## Task statement
Your copy of the material must match it exactly, except that pictures are dropped.

□ □ □ □ □

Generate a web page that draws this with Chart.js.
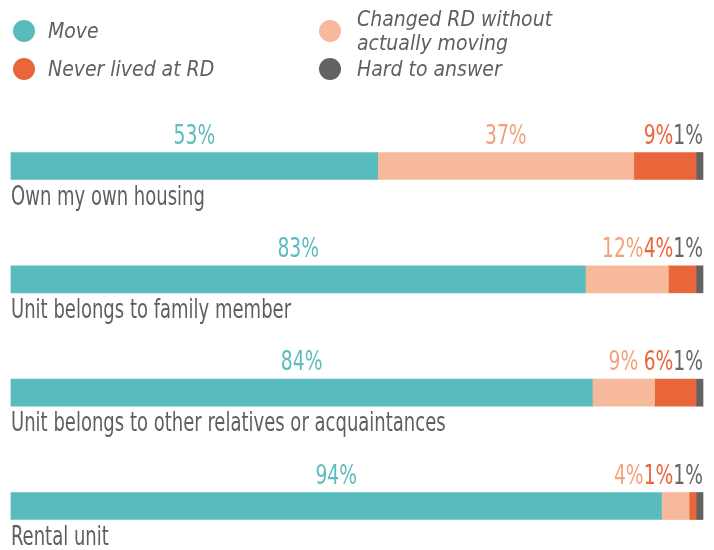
<!DOCTYPE html>
<html>
<head>
<meta charset="utf-8">
<script src="https://cdn.jsdelivr.net/npm/chart.js@4.4.1/dist/chart.umd.min.js"></script>
<style>
html,body{margin:0;padding:0;background:#fff;}
#wrap{width:714px;height:550px;position:relative;}
</style>
</head>
<body>
<div id="wrap"><canvas id="c" width="714" height="550"></canvas></div>
<script>
const categories = ["Own my own housing", "Unit belongs to family member", "Unit belongs to other relatives or acquaintances", "Rental unit"];
const seriesNames = ["Move", "Changed RD without actually moving", "Never lived at RD", "Hard to answer"];
const moveValues = [53, 83, 84, 94];
const changedValues = [37, 12, 9, 4];
const neverValues = [9, 4, 6, 1];
const hardValues = [1, 1, 1, 1];

const barColors = ["#58BBBD", "#F7B99B", "#E9663A", "#626262"];
const labelColors = ["#5BBDC0", "#F3A17D", "#E9663A", "#666666"];
const FONT = '"Liberation Sans Narrow", "DejaVu Sans Condensed", "Roboto Condensed", Roboto, sans-serif';

const datasets = [moveValues, changedValues, neverValues, hardValues].map((d, i) => ({
  label: seriesNames[i],
  data: d,
  backgroundColor: barColors[i],
  borderWidth: 0,
  barThickness: 27,
  clip: false
}));

function drawScaled(ctx, text, x, y, sx) {
  ctx.save();
  ctx.translate(x, y);
  ctx.scale(sx, 1);
  ctx.fillText(text, 0, 0);
  ctx.restore();
}

const VAL_SX = 0.8, CAT_SX = 0.77;

const labelPlugin = {
  id: 'labels',
  afterDatasetsDraw(chart) {
    const ctx = chart.ctx;
    const right = chart.chartArea.right;
    ctx.save();
    ctx.textBaseline = 'alphabetic';
    ctx.textAlign = 'left';
    categories.forEach((cat, ci) => {
      const items = [];
      chart.data.datasets.forEach((ds, di) => {
        const el = chart.getDatasetMeta(di).data[ci];
        const left = Math.min(el.x, el.base), r = Math.max(el.x, el.base);
        items.push({text: ds.data[ci] + '%', center: (left + r) / 2, color: labelColors[di], top: el.y - el.height / 2, bottom: el.y + el.height / 2});
      });
      ctx.font = '26px ' + FONT;
      let limit = right;
      for (let i = items.length - 1; i >= 0; i--) {
        const it = items[i];
        const w = ctx.measureText(it.text).width * VAL_SX;
        let rx = Math.min(it.center + w / 2, limit);
        it.x = rx - w;
        limit = it.x;
      }
      items.forEach(it => {
        ctx.fillStyle = it.color;
        drawScaled(ctx, it.text, it.x, it.top - 9, VAL_SX);
      });
      ctx.fillStyle = '#5f5f5f';
      ctx.font = '26px ' + FONT;
      drawScaled(ctx, cat, 11, items[0].bottom + 25, CAT_SX);
    });
    // legend
    const leg = [
      {c: barColors[0], cx: 24, cy: 31, lines: ["Move"], tx: 48, ty: [38]},
      {c: barColors[2], cx: 24, cy: 69, lines: ["Never lived at RD"], tx: 48, ty: [76]},
      {c: barColors[1], cx: 330, cy: 31, lines: ["Changed RD without", "actually moving"], tx: 357, ty: [26, 50]},
      {c: barColors[3], cx: 330, cy: 69, lines: ["Hard to answer"], tx: 357, ty: [76]}
    ];
    leg.forEach(l => {
      ctx.fillStyle = l.c;
      ctx.beginPath();
      ctx.arc(l.cx, l.cy, 11, 0, Math.PI * 2);
      ctx.fill();
      ctx.fillStyle = '#5f5f5f';
      ctx.font = 'italic 21px ' + FONT;
      l.lines.forEach((t, k) => ctx.fillText(t, l.tx, l.ty[k]));
    });
    ctx.restore();
  }
};

new Chart(document.getElementById('c'), {
  type: 'bar',
  data: {labels: categories, datasets},
  options: {
    indexAxis: 'y',
    responsive: false,
    animation: false,
    devicePixelRatio: 1,
    layout: {padding: {top: 166, bottom: 44, left: 11, right: 11}},
    plugins: {legend: {display: false}, tooltip: {enabled: false}},
    scales: {
      x: {stacked: true, min: 0, max: 100, display: false},
      y: {stacked: true, display: false, offset: false, grid: {display: false}}
    }
  },
  plugins: [labelPlugin]
});
</script>
</body>
</html>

□ □ □ □ □

## Exercise response
Generate a web page that draws this with Chart.js.
<!DOCTYPE html>
<html>
<head>
<meta charset="utf-8">
<script src="https://cdn.jsdelivr.net/npm/chart.js@4.4.1/dist/chart.umd.min.js"></script>
<style>
html,body{margin:0;padding:0;background:#fff;}
#wrap{width:714px;height:550px;position:relative;}
</style>
</head>
<body>
<div id="wrap"><canvas id="c" width="714" height="550"></canvas></div>
<script>
const categories = ["Own my own housing", "Unit belongs to family member", "Unit belongs to other relatives or acquaintances", "Rental unit"];
const seriesNames = ["Move", "Changed RD without actually moving", "Never lived at RD", "Hard to answer"];
const moveValues = [53, 83, 84, 94];
const changedValues = [37, 12, 9, 4];
const neverValues = [9, 4, 6, 1];
const hardValues = [1, 1, 1, 1];

const barColors = ["#58BBBD", "#F7B99B", "#E9663A", "#626262"];
const labelColors = ["#5BBDC0", "#F3A17D", "#E9663A", "#666666"];
const FONT = '"Liberation Sans Narrow", "DejaVu Sans Condensed", "Roboto Condensed", Roboto, sans-serif';

const datasets = [moveValues, changedValues, neverValues, hardValues].map((d, i) => ({
  label: seriesNames[i],
  data: d,
  backgroundColor: barColors[i],
  borderWidth: 0,
  barThickness: 27,
  clip: false
}));

function drawScaled(ctx, text, x, y, sx) {
  ctx.save();
  ctx.translate(x, y);
  ctx.scale(sx, 1);
  ctx.fillText(text, 0, 0);
  ctx.restore();
}

const VAL_SX = 0.8, CAT_SX = 0.77;

const labelPlugin = {
  id: 'labels',
  afterDatasetsDraw(chart) {
    const ctx = chart.ctx;
    const right = chart.chartArea.right;
    ctx.save();
    ctx.textBaseline = 'alphabetic';
    ctx.textAlign = 'left';
    categories.forEach((cat, ci) => {
      const items = [];
      chart.data.datasets.forEach((ds, di) => {
        const el = chart.getDatasetMeta(di).data[ci];
        const left = Math.min(el.x, el.base), r = Math.max(el.x, el.base);
        items.push({text: ds.data[ci] + '%', center: (left + r) / 2, color: labelColors[di], top: el.y - el.height / 2, bottom: el.y + el.height / 2});
      });
      ctx.font = '26px ' + FONT;
      let limit = right;
      for (let i = items.length - 1; i >= 0; i--) {
        const it = items[i];
        const w = ctx.measureText(it.text).width * VAL_SX;
        let rx = Math.min(it.center + w / 2, limit);
        it.x = rx - w;
        limit = it.x;
      }
      items.forEach(it => {
        ctx.fillStyle = it.color;
        drawScaled(ctx, it.text, it.x, it.top - 9, VAL_SX);
      });
      ctx.fillStyle = '#5f5f5f';
      ctx.font = '26px ' + FONT;
      drawScaled(ctx, cat, 11, items[0].bottom + 25, CAT_SX);
    });
    // legend
    const leg = [
      {c: barColors[0], cx: 24, cy: 31, lines: ["Move"], tx: 48, ty: [38]},
      {c: barColors[2], cx: 24, cy: 69, lines: ["Never lived at RD"], tx: 48, ty: [76]},
      {c: barColors[1], cx: 330, cy: 31, lines: ["Changed RD without", "actually moving"], tx: 357, ty: [26, 50]},
      {c: barColors[3], cx: 330, cy: 69, lines: ["Hard to answer"], tx: 357, ty: [76]}
    ];
    leg.forEach(l => {
      ctx.fillStyle = l.c;
      ctx.beginPath();
      ctx.arc(l.cx, l.cy, 11, 0, Math.PI * 2);
      ctx.fill();
      ctx.fillStyle = '#5f5f5f';
      ctx.font = 'italic 21px ' + FONT;
      l.lines.forEach((t, k) => ctx.fillText(t, l.tx, l.ty[k]));
    });
    ctx.restore();
  }
};

new Chart(document.getElementById('c'), {
  type: 'bar',
  data: {labels: categories, datasets},
  options: {
    indexAxis: 'y',
    responsive: false,
    animation: false,
    devicePixelRatio: 1,
    layout: {padding: {top: 166, bottom: 44, left: 11, right: 11}},
    plugins: {legend: {display: false}, tooltip: {enabled: false}},
    scales: {
      x: {stacked: true, min: 0, max: 100, display: false},
      y: {stacked: true, display: false, offset: false, grid: {display: false}}
    }
  },
  plugins: [labelPlugin]
});
</script>
</body>
</html>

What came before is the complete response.